Since then, it has either led to or inspired a series of actions and conversation in the US at different levels of governance to ensure justice to Blacks or other marginalised communities.

Mr Obama said there were some frustrations for him in his “institutional role” but he went as far as he could while just commenting on cases like that of Trayvon Martin and Ferguson.

Teenager Michael Brown was shot in Ferguson, Missouri, in 2014 by a white police officer as he walked down the street, sparking nationwide protests against police violence. Martin, another Black teenager, was shot dead while visiting his father in Sanford, in Central Florida, in 2012.

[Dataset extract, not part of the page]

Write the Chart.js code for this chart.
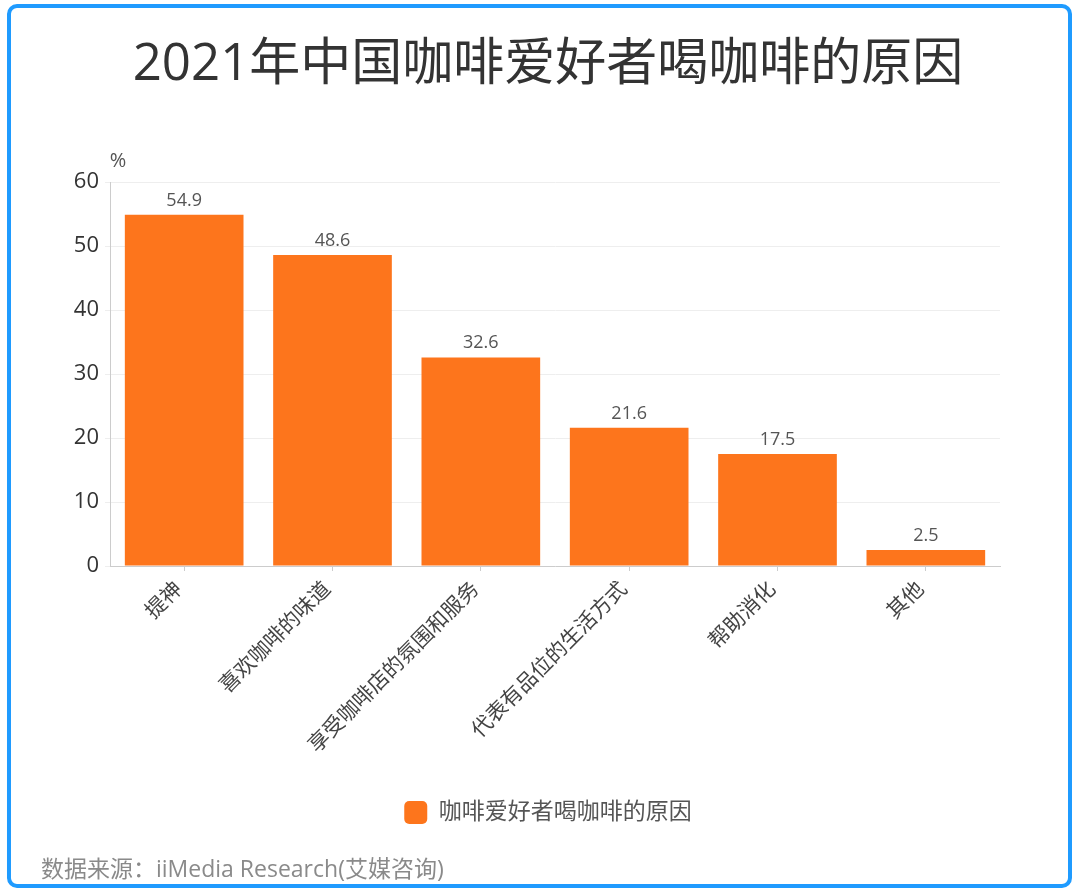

“Because, as we discovered not every president follows this, at least my successor didn’t, but I followed the basic notion that the justice department was independent … I could not steer them,” Mr Obama said.

“I did not in any way want to endanger their capacity to go in, investigate and potentially charge perpetrators, which meant that I could not come down or appear to come down decisively in terms of guilt or innocence,” he said.

He, however, said that though there were “institutional constraints… What I am proud of is that not only were we able to refashion how justice department thought about these issues but also to be able to use our convening power to gather and focus attention on what are the practical outcomes that can be implemented across the country.”

The former president also said that after the 2012 elections he didn’t have the majority needed to push the social justice agenda.

“Keep in mind, in 2012, I won. But I didn’t win congressmen, and we didn’t win a bunch of governorships back. We didn’t win a bunch of state legislators back. And so, all the reform initiatives that we were coming up with and the ideas that had been generated, we weren’t able to translate into as bold a set of initiatives as I would have wanted because we just could not get it through the legislature,” he said.

During Mr Obama’s second term from 2012 to 2016, the US witnessed several cases of civil unrest including violence against Black people.

What has evolved since then is the mobilisation and institutionalisation of the movement, Mr Obama said.